**Stored data**
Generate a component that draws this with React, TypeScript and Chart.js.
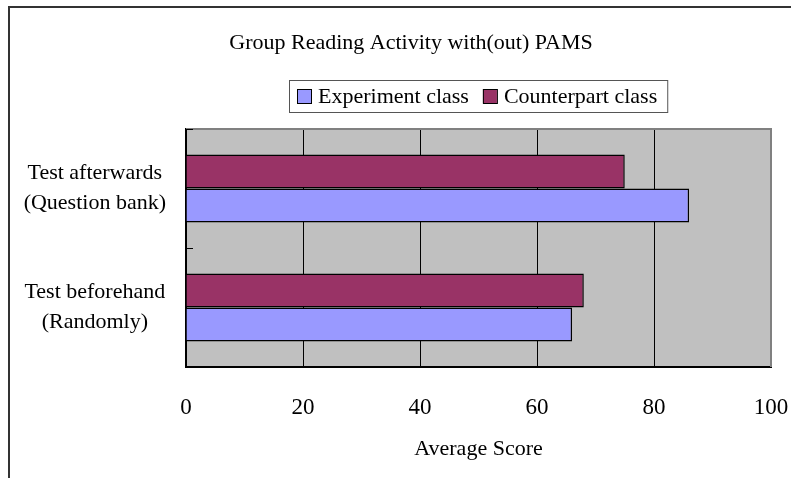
import React, { useEffect, useRef } from "react";
import { Chart, registerables } from "chart.js";

Chart.register(...registerables);

// ---- data ----
const categories: string[][] = [
  ["Test afterwards", "(Question bank)"],
  ["Test beforehand", "(Randomly)"],
];
const seriesNames = ["Experiment class", "Counterpart class"];
const experimentScores = [86, 66];
const counterpartScores = [75, 68];
const xTicks = [0, 20, 40, 60, 80, 100];
const chartTitle = "Group Reading Activity with(out) PAMS";
const xAxisTitle = "Average Score";

const seriesColors = ["#9999FF", "#993366"];
const FONT = "'Liberation Serif', 'DejaVu Serif', serif";

const decorPlugin = {
  id: "decor",
  beforeDraw(chart: any) {
    const { ctx, chartArea: a } = chart;
    ctx.save();
    ctx.fillStyle = "#ffffff";
    ctx.fillRect(0, 0, chart.width, chart.height);
    ctx.fillStyle = "#C0C0C0";
    ctx.fillRect(a.left, a.top, a.right - a.left, a.bottom - a.top);
    // outer frame (left and top edges visible)
    ctx.strokeStyle = "#333333";
    ctx.lineWidth = 2;
    ctx.beginPath();
    ctx.moveTo(9, chart.height);
    ctx.lineTo(9, 7);
    ctx.lineTo(chart.width, 7);
    ctx.stroke();
    ctx.restore();
  },
  afterDraw(chart: any) {
    const { ctx, chartArea: a } = chart;
    ctx.save();
    // top and right plot border (gray)
    ctx.strokeStyle = "#808080";
    ctx.lineWidth = 2;
    ctx.beginPath();
    ctx.moveTo(a.left, a.top);
    ctx.lineTo(a.right, a.top);
    ctx.lineTo(a.right, a.bottom);
    ctx.stroke();
    // inward tick marks on category axis boundaries
    const ys = chart.scales.y;
    ctx.strokeStyle = "#000000";
    ctx.lineWidth = 1;
    for (let i = 0; i <= categories.length; i++) {
      const p = Math.round(ys.getPixelForValue(i - 0.5)) + 0.5;
      ctx.beginPath();
      ctx.moveTo(a.left, p);
      ctx.lineTo(a.left + 7, p);
      ctx.stroke();
    }
    // title
    ctx.fillStyle = "#000000";
    ctx.font = `22px ${FONT}`;
    ctx.textAlign = "center";
    ctx.textBaseline = "middle";
    ctx.fillText(chartTitle, 411, 43);

    // legend
    const ds = chart.data.datasets;
    ctx.font = `22px ${FONT}`;
    const box = 14;
    const gap = 7;
    const itemGap = 14;
    const padL = 8;
    const padR = 10;
    const widths = ds.map((d: any) => ctx.measureText(d.label).width);
    let total = padL + padR;
    widths.forEach((w: number, i: number) => {
      total += box + gap + w + (i < widths.length - 1 ? itemGap : 0);
    });
    const cx = (a.left + a.right) / 2;
    const lx = Math.round(cx - total / 2);
    const ly = 80;
    const lh = 32;
    ctx.strokeStyle = "#555555";
    ctx.lineWidth = 1;
    ctx.strokeRect(lx + 0.5, ly + 0.5, total, lh);
    let x = lx + padL;
    ds.forEach((d: any, i: number) => {
      const by = ly + Math.round((lh - box) / 2);
      ctx.fillStyle = d.backgroundColor;
      ctx.fillRect(x, by, box, box);
      ctx.strokeStyle = "#000000";
      ctx.strokeRect(x + 0.5, by + 0.5, box, box);
      x += box + gap;
      ctx.fillStyle = "#000000";
      ctx.textAlign = "left";
      ctx.textBaseline = "middle";
      ctx.fillText(d.label, x, ly + lh / 2 + 1);
      x += widths[i] + itemGap;
    });
    ctx.restore();
  },
};

export default function App() {
  const ref = useRef<HTMLCanvasElement | null>(null);

  useEffect(() => {
    if (!ref.current) return;
    const chart = new Chart(ref.current, {
      type: "bar",
      data: {
        labels: categories as any,
        datasets: [
          {
            label: seriesNames[0],
            data: experimentScores,
            backgroundColor: seriesColors[0],
            borderColor: "#000000",
            borderWidth: 1.5,
            order: 1,
          },
          {
            label: seriesNames[1],
            data: counterpartScores,
            backgroundColor: seriesColors[1],
            borderColor: "#000000",
            borderWidth: 1.5,
            order: 0,
          },
        ],
      },
      options: {
        indexAxis: "y",
        responsive: false,
        animation: false,
        events: [],
        layout: { padding: { top: 129, right: 20, left: 0, bottom: 0 } },
        datasets: {
          bar: { categoryPercentage: 0.57, barPercentage: 1.0 },
        },
        plugins: {
          legend: { display: false },
          title: { display: false },
          tooltip: { enabled: false },
        },
        scales: {
          x: {
            min: 0,
            max: 100,
            afterBuildTicks: (s: any) => {
              s.ticks = xTicks.map((v) => ({ value: v }));
            },
            afterFit: (s: any) => {
              s.height = 111;
              s.paddingLeft = 0;
              s.paddingRight = 0;
            },
            ticks: {
              padding: 27,
              color: "#000000",
              font: { family: FONT, size: 23 },
            },
            grid: {
              drawTicks: false,
              lineWidth: 1,
              color: (c: any) =>
                c.tick && c.tick.value === 100
                  ? "#808080"
                  : c.tick && c.tick.value === 0
                  ? "rgba(0,0,0,0)"
                  : "#000000",
            },
            border: { display: true, color: "#000000", width: 2 },
            title: {
              display: true,
              text: xAxisTitle,
              color: "#000000",
              font: { family: FONT, size: 22 },
              padding: { top: 0, bottom: 16 },
            },
          },
          y: {
            afterFit: (s: any) => {
              s.width = 186;
              s.paddingTop = 0;
              s.paddingBottom = 0;
            },
            ticks: {
              crossAlign: "center",
              padding: 20,
              color: "#000000",
              font: { family: FONT, size: 22, lineHeight: 30 / 22 },
            },
            grid: { display: false, drawTicks: false },
            border: { display: true, color: "#000000", width: 2 },
          },
        },
      },
      plugins: [decorPlugin],
    });
    return () => chart.destroy();
  }, []);

  return (
    <div style={{ position: "absolute", left: 0, top: 0, width: 791, height: 478 }}>
      <canvas ref={ref} width={791} height={478} style={{ width: 791, height: 478, display: "block" }} />
    </div>
  );
}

**Aim of the exercise**
Copy every line of the data word for word, omitting the images.

**Response**
Generate a component that draws this with React, TypeScript and Chart.js.
import React, { useEffect, useRef } from "react";
import { Chart, registerables } from "chart.js";

Chart.register(...registerables);

// ---- data ----
const categories: string[][] = [
  ["Test afterwards", "(Question bank)"],
  ["Test beforehand", "(Randomly)"],
];
const seriesNames = ["Experiment class", "Counterpart class"];
const experimentScores = [86, 66];
const counterpartScores = [75, 68];
const xTicks = [0, 20, 40, 60, 80, 100];
const chartTitle = "Group Reading Activity with(out) PAMS";
const xAxisTitle = "Average Score";

const seriesColors = ["#9999FF", "#993366"];
const FONT = "'Liberation Serif', 'DejaVu Serif', serif";

const decorPlugin = {
  id: "decor",
  beforeDraw(chart: any) {
    const { ctx, chartArea: a } = chart;
    ctx.save();
    ctx.fillStyle = "#ffffff";
    ctx.fillRect(0, 0, chart.width, chart.height);
    ctx.fillStyle = "#C0C0C0";
    ctx.fillRect(a.left, a.top, a.right - a.left, a.bottom - a.top);
    // outer frame (left and top edges visible)
    ctx.strokeStyle = "#333333";
    ctx.lineWidth = 2;
    ctx.beginPath();
    ctx.moveTo(9, chart.height);
    ctx.lineTo(9, 7);
    ctx.lineTo(chart.width, 7);
    ctx.stroke();
    ctx.restore();
  },
  afterDraw(chart: any) {
    const { ctx, chartArea: a } = chart;
    ctx.save();
    // top and right plot border (gray)
    ctx.strokeStyle = "#808080";
    ctx.lineWidth = 2;
    ctx.beginPath();
    ctx.moveTo(a.left, a.top);
    ctx.lineTo(a.right, a.top);
    ctx.lineTo(a.right, a.bottom);
    ctx.stroke();
    // inward tick marks on category axis boundaries
    const ys = chart.scales.y;
    ctx.strokeStyle = "#000000";
    ctx.lineWidth = 1;
    for (let i = 0; i <= categories.length; i++) {
      const p = Math.round(ys.getPixelForValue(i - 0.5)) + 0.5;
      ctx.beginPath();
      ctx.moveTo(a.left, p);
      ctx.lineTo(a.left + 7, p);
      ctx.stroke();
    }
    // title
    ctx.fillStyle = "#000000";
    ctx.font = `22px ${FONT}`;
    ctx.textAlign = "center";
    ctx.textBaseline = "middle";
    ctx.fillText(chartTitle, 411, 43);

    // legend
    const ds = chart.data.datasets;
    ctx.font = `22px ${FONT}`;
    const box = 14;
    const gap = 7;
    const itemGap = 14;
    const padL = 8;
    const padR = 10;
    const widths = ds.map((d: any) => ctx.measureText(d.label).width);
    let total = padL + padR;
    widths.forEach((w: number, i: number) => {
      total += box + gap + w + (i < widths.length - 1 ? itemGap : 0);
    });
    const cx = (a.left + a.right) / 2;
    const lx = Math.round(cx - total / 2);
    const ly = 80;
    const lh = 32;
    ctx.strokeStyle = "#555555";
    ctx.lineWidth = 1;
    ctx.strokeRect(lx + 0.5, ly + 0.5, total, lh);
    let x = lx + padL;
    ds.forEach((d: any, i: number) => {
      const by = ly + Math.round((lh - box) / 2);
      ctx.fillStyle = d.backgroundColor;
      ctx.fillRect(x, by, box, box);
      ctx.strokeStyle = "#000000";
      ctx.strokeRect(x + 0.5, by + 0.5, box, box);
      x += box + gap;
      ctx.fillStyle = "#000000";
      ctx.textAlign = "left";
      ctx.textBaseline = "middle";
      ctx.fillText(d.label, x, ly + lh / 2 + 1);
      x += widths[i] + itemGap;
    });
    ctx.restore();
  },
};

export default function App() {
  const ref = useRef<HTMLCanvasElement | null>(null);

  useEffect(() => {
    if (!ref.current) return;
    const chart = new Chart(ref.current, {
      type: "bar",
      data: {
        labels: categories as any,
        datasets: [
          {
            label: seriesNames[0],
            data: experimentScores,
            backgroundColor: seriesColors[0],
            borderColor: "#000000",
            borderWidth: 1.5,
            order: 1,
          },
          {
            label: seriesNames[1],
            data: counterpartScores,
            backgroundColor: seriesColors[1],
            borderColor: "#000000",
            borderWidth: 1.5,
            order: 0,
          },
        ],
      },
      options: {
        indexAxis: "y",
        responsive: false,
        animation: false,
        events: [],
        layout: { padding: { top: 129, right: 20, left: 0, bottom: 0 } },
        datasets: {
          bar: { categoryPercentage: 0.57, barPercentage: 1.0 },
        },
        plugins: {
          legend: { display: false },
          title: { display: false },
          tooltip: { enabled: false },
        },
        scales: {
          x: {
            min: 0,
            max: 100,
            afterBuildTicks: (s: any) => {
              s.ticks = xTicks.map((v) => ({ value: v }));
            },
            afterFit: (s: any) => {
              s.height = 111;
              s.paddingLeft = 0;
              s.paddingRight = 0;
            },
            ticks: {
              padding: 27,
              color: "#000000",
              font: { family: FONT, size: 23 },
            },
            grid: {
              drawTicks: false,
              lineWidth: 1,
              color: (c: any) =>
                c.tick && c.tick.value === 100
                  ? "#808080"
                  : c.tick && c.tick.value === 0
                  ? "rgba(0,0,0,0)"
                  : "#000000",
            },
            border: { display: true, color: "#000000", width: 2 },
            title: {
              display: true,
              text: xAxisTitle,
              color: "#000000",
              font: { family: FONT, size: 22 },
              padding: { top: 0, bottom: 16 },
            },
          },
          y: {
            afterFit: (s: any) => {
              s.width = 186;
              s.paddingTop = 0;
              s.paddingBottom = 0;
            },
            ticks: {
              crossAlign: "center",
              padding: 20,
              color: "#000000",
              font: { family: FONT, size: 22, lineHeight: 30 / 22 },
            },
            grid: { display: false, drawTicks: false },
            border: { display: true, color: "#000000", width: 2 },
          },
        },
      },
      plugins: [decorPlugin],
    });
    return () => chart.destroy();
  }, []);

  return (
    <div style={{ position: "absolute", left: 0, top: 0, width: 791, height: 478 }}>
      <canvas ref={ref} width={791} height={478} style={{ width: 791, height: 478, display: "block" }} />
    </div>
  );
}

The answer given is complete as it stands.